You should make continued effort to determine meaning of 48 number.3 Free ride for Soviets on H’s would indeed be problem.

Re Titan conversion, this can be handled as you suggest.

Re precision for “light” and “heavy”, I would appreciate your urgent recommendation. For example, could we say that neither side should replace current light missiles with new ones significantly larger than largest light missile that either side currently has. We could reach side understanding that significant means 10 percent larger.4

I would appreciate your urgent response to this message. Warm regards.

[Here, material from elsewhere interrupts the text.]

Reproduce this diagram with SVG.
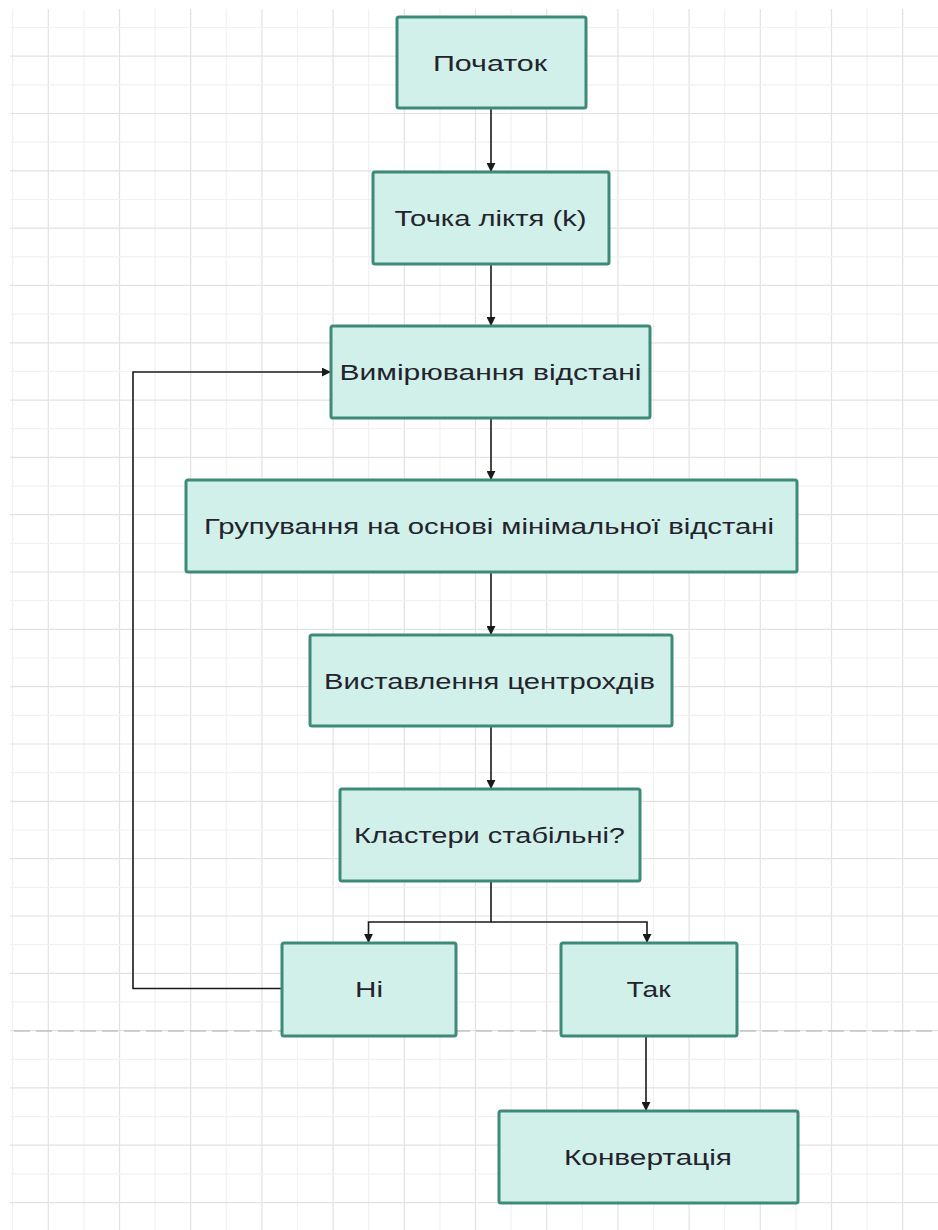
<svg xmlns="http://www.w3.org/2000/svg" width="938" height="1230" viewBox="0 0 938 1230">
<defs>
<style>
.gl{stroke:#f1f1f1;stroke-width:1.2}
.gd{stroke:#e2e2e2;stroke-width:1.2}
.box{fill:#d1f0e9;stroke:#3e8a79;stroke-width:3}
.lbl{font-family:"Liberation Sans",Arial,sans-serif;font-size:22px;fill:#23232d;text-anchor:middle}
.con{fill:none;stroke:#1a1a1a;stroke-width:1.6}
</style>
<marker id="ah" viewBox="0 0 10 10" refX="9" refY="5" markerWidth="9" markerHeight="9" markerUnits="userSpaceOnUse" orient="auto">
<path d="M0,0 L10,5 L0,10 z" fill="#1a1a1a"/>
</marker>
</defs>
<rect width="938" height="1230" fill="#ffffff"/>
<g id="grid">
<line class="gl" x1="12.7" y1="9" x2="12.7" y2="1230"/>
<line class="gd" x1="48.3" y1="9" x2="48.3" y2="1230"/>
<line class="gl" x1="83.9" y1="9" x2="83.9" y2="1230"/>
<line class="gd" x1="119.5" y1="9" x2="119.5" y2="1230"/>
<line class="gl" x1="155.1" y1="9" x2="155.1" y2="1230"/>
<line class="gd" x1="190.7" y1="9" x2="190.7" y2="1230"/>
<line class="gl" x1="226.3" y1="9" x2="226.3" y2="1230"/>
<line class="gd" x1="261.9" y1="9" x2="261.9" y2="1230"/>
<line class="gl" x1="297.5" y1="9" x2="297.5" y2="1230"/>
<line class="gd" x1="333.1" y1="9" x2="333.1" y2="1230"/>
<line class="gl" x1="368.7" y1="9" x2="368.7" y2="1230"/>
<line class="gd" x1="404.3" y1="9" x2="404.3" y2="1230"/>
<line class="gl" x1="439.9" y1="9" x2="439.9" y2="1230"/>
<line class="gd" x1="475.5" y1="9" x2="475.5" y2="1230"/>
<line class="gl" x1="511.1" y1="9" x2="511.1" y2="1230"/>
<line class="gd" x1="546.7" y1="9" x2="546.7" y2="1230"/>
<line class="gl" x1="582.3" y1="9" x2="582.3" y2="1230"/>
<line class="gd" x1="617.9" y1="9" x2="617.9" y2="1230"/>
<line class="gl" x1="653.5" y1="9" x2="653.5" y2="1230"/>
<line class="gd" x1="689.1" y1="9" x2="689.1" y2="1230"/>
<line class="gl" x1="724.7" y1="9" x2="724.7" y2="1230"/>
<line class="gd" x1="760.3" y1="9" x2="760.3" y2="1230"/>
<line class="gl" x1="795.9" y1="9" x2="795.9" y2="1230"/>
<line class="gd" x1="831.5" y1="9" x2="831.5" y2="1230"/>
<line class="gl" x1="867.1" y1="9" x2="867.1" y2="1230"/>
<line class="gd" x1="902.7" y1="9" x2="902.7" y2="1230"/>
<line class="gl" x1="10" y1="27.5" x2="938" y2="27.5"/>
<line class="gd" x1="10" y1="56.2" x2="938" y2="56.2"/>
<line class="gl" x1="10" y1="84.8" x2="938" y2="84.8"/>
<line class="gd" x1="10" y1="113.5" x2="938" y2="113.5"/>
<line class="gl" x1="10" y1="142.1" x2="938" y2="142.1"/>
<line class="gd" x1="10" y1="170.8" x2="938" y2="170.8"/>
<line class="gl" x1="10" y1="199.5" x2="938" y2="199.5"/>
<line class="gd" x1="10" y1="228.1" x2="938" y2="228.1"/>
<line class="gl" x1="10" y1="256.8" x2="938" y2="256.8"/>
<line class="gd" x1="10" y1="285.4" x2="938" y2="285.4"/>
<line class="gl" x1="10" y1="314.1" x2="938" y2="314.1"/>
<line class="gd" x1="10" y1="342.8" x2="938" y2="342.8"/>
<line class="gl" x1="10" y1="371.4" x2="938" y2="371.4"/>
<line class="gd" x1="10" y1="400.1" x2="938" y2="400.1"/>
<line class="gl" x1="10" y1="428.7" x2="938" y2="428.7"/>
<line class="gd" x1="10" y1="457.4" x2="938" y2="457.4"/>
<line class="gl" x1="10" y1="486.1" x2="938" y2="486.1"/>
<line class="gd" x1="10" y1="514.7" x2="938" y2="514.7"/>
<line class="gl" x1="10" y1="543.4" x2="938" y2="543.4"/>
<line class="gd" x1="10" y1="572.0" x2="938" y2="572.0"/>
<line class="gl" x1="10" y1="600.7" x2="938" y2="600.7"/>
<line class="gd" x1="10" y1="629.4" x2="938" y2="629.4"/>
<line class="gl" x1="10" y1="658.0" x2="938" y2="658.0"/>
<line class="gd" x1="10" y1="686.7" x2="938" y2="686.7"/>
<line class="gl" x1="10" y1="715.3" x2="938" y2="715.3"/>
<line class="gd" x1="10" y1="744.0" x2="938" y2="744.0"/>
<line class="gl" x1="10" y1="772.7" x2="938" y2="772.7"/>
<line class="gd" x1="10" y1="801.3" x2="938" y2="801.3"/>
<line class="gl" x1="10" y1="830.0" x2="938" y2="830.0"/>
<line class="gd" x1="10" y1="858.6" x2="938" y2="858.6"/>
<line class="gl" x1="10" y1="887.3" x2="938" y2="887.3"/>
<line class="gd" x1="10" y1="916.0" x2="938" y2="916.0"/>
<line class="gl" x1="10" y1="944.6" x2="938" y2="944.6"/>
<line class="gd" x1="10" y1="973.3" x2="938" y2="973.3"/>
<line class="gl" x1="10" y1="1001.9" x2="938" y2="1001.9"/>
<line class="gd" x1="10" y1="1030.6" x2="938" y2="1030.6"/>
<line class="gl" x1="10" y1="1059.3" x2="938" y2="1059.3"/>
<line class="gd" x1="10" y1="1087.9" x2="938" y2="1087.9"/>
<line class="gl" x1="10" y1="1116.6" x2="938" y2="1116.6"/>
<line class="gd" x1="10" y1="1145.2" x2="938" y2="1145.2"/>
<line class="gl" x1="10" y1="1173.9" x2="938" y2="1173.9"/>
<line class="gd" x1="10" y1="1202.6" x2="938" y2="1202.6"/>
</g>
<line id="divider" x1="14" y1="1031" x2="938" y2="1031" stroke="#ababab" stroke-width="1.2" stroke-dasharray="16 6"/>
<g id="connectors">
<line class="con" x1="491" y1="108" x2="491" y2="171" marker-end="url(#ah)"/>
<line class="con" x1="491" y1="264" x2="491" y2="325" marker-end="url(#ah)"/>
<line class="con" x1="491" y1="418" x2="491" y2="479" marker-end="url(#ah)"/>
<line class="con" x1="491" y1="572" x2="491" y2="634" marker-end="url(#ah)"/>
<line class="con" x1="491" y1="726" x2="491" y2="788" marker-end="url(#ah)"/>
<polyline class="con" points="491,881 491,922 368.5,922 368.5,942" marker-end="url(#ah)"/>
<polyline class="con" points="491,922 647,922 647,942" marker-end="url(#ah)"/>
<polyline class="con" points="282,988.5 133,988.5 133,372 330,372" marker-end="url(#ah)"/>
<line class="con" x1="646" y1="1036" x2="646" y2="1110" marker-end="url(#ah)"/>
</g>
<g id="n1"><rect class="box" x="397" y="17" width="189" height="91" rx="2"/><text class="lbl" x="490" y="71" textLength="114" lengthAdjust="spacingAndGlyphs">Початок</text></g>
<g id="n2"><rect class="box" x="373" y="172" width="236" height="92" rx="2"/><text class="lbl" x="490.5" y="226" textLength="192" lengthAdjust="spacingAndGlyphs">Точка ліктя (k)</text></g>
<g id="n3"><rect class="box" x="331" y="326" width="319" height="92" rx="2"/><text class="lbl" x="490.5" y="380" textLength="302" lengthAdjust="spacingAndGlyphs">Вимірювання відстані</text></g>
<g id="n4"><rect class="box" x="186" y="480" width="611" height="92" rx="2"/><text class="lbl" x="489" y="534" textLength="570" lengthAdjust="spacingAndGlyphs">Групування на основі мінімальної відстані</text></g>
<g id="n5"><rect class="box" x="310" y="635" width="362" height="91" rx="2"/><text class="lbl" x="489.5" y="689" textLength="331" lengthAdjust="spacingAndGlyphs">Виставлення центрохдів</text></g>
<g id="n6"><rect class="box" x="340" y="789" width="300" height="92" rx="2"/><text class="lbl" x="489.5" y="843" textLength="271" lengthAdjust="spacingAndGlyphs">Кластери стабільні?</text></g>
<g id="n7"><rect class="box" x="282" y="943" width="174" height="93" rx="2"/><text class="lbl" x="369" y="997" textLength="28" lengthAdjust="spacingAndGlyphs">Ні</text></g>
<g id="n8"><rect class="box" x="561" y="943" width="176" height="93" rx="2"/><text class="lbl" x="648.5" y="997" textLength="44" lengthAdjust="spacingAndGlyphs">Так</text></g>
<g id="n9"><rect class="box" x="499" y="1111" width="299" height="92" rx="2"/><text class="lbl" x="648" y="1165" textLength="168" lengthAdjust="spacingAndGlyphs">Конвертація</text></g>
</svg>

  1. Source: National Archives, Nixon Presidential Materials, NSC Files, Box 427, Backchannel Files, Backchannel Messages, 1972, SALT. Top Secret; Sensitive; Exclusively Eyes Only.
  2. In backchannel message 408 to Kissinger, May 19, Smith reported on the continuing Soviet refusal to precisely define “heavy” or “light” missiles. (Ibid.)
  3. In backchannel message WH 21375 to Smith, May 19, Kissinger stated that there should be absolutely no doubt in Soviet minds concerning the U.S. SLBM position, and noting that the number 48 certainly did not originate from anyone on the U.S. side. (Ibid.)
  4. In his memoirs Smith recalled that as the summit approached, the U.S. delegation continued to press for a definition of heavy missiles. The Soviets contended that this was unnecessary because the obligation not to convert land-based launchers for light ICBMs into launchers for heavy ICBMs taken together with the commitment not to increase substantially the external dimensions of ICBM silo launchers dealt with the whole problem. The U.S. delegation insisted that although the silo launcher provision was important, it was no substitute for a definition of a heavy missile, which was necessary not for current missiles but for future missiles. On May 20 the Soviets said they could not agree to a definition of heavy missiles as those having a volume greater than 70 cubic meters or larger than the SS–11, the largest light missile either side deployed.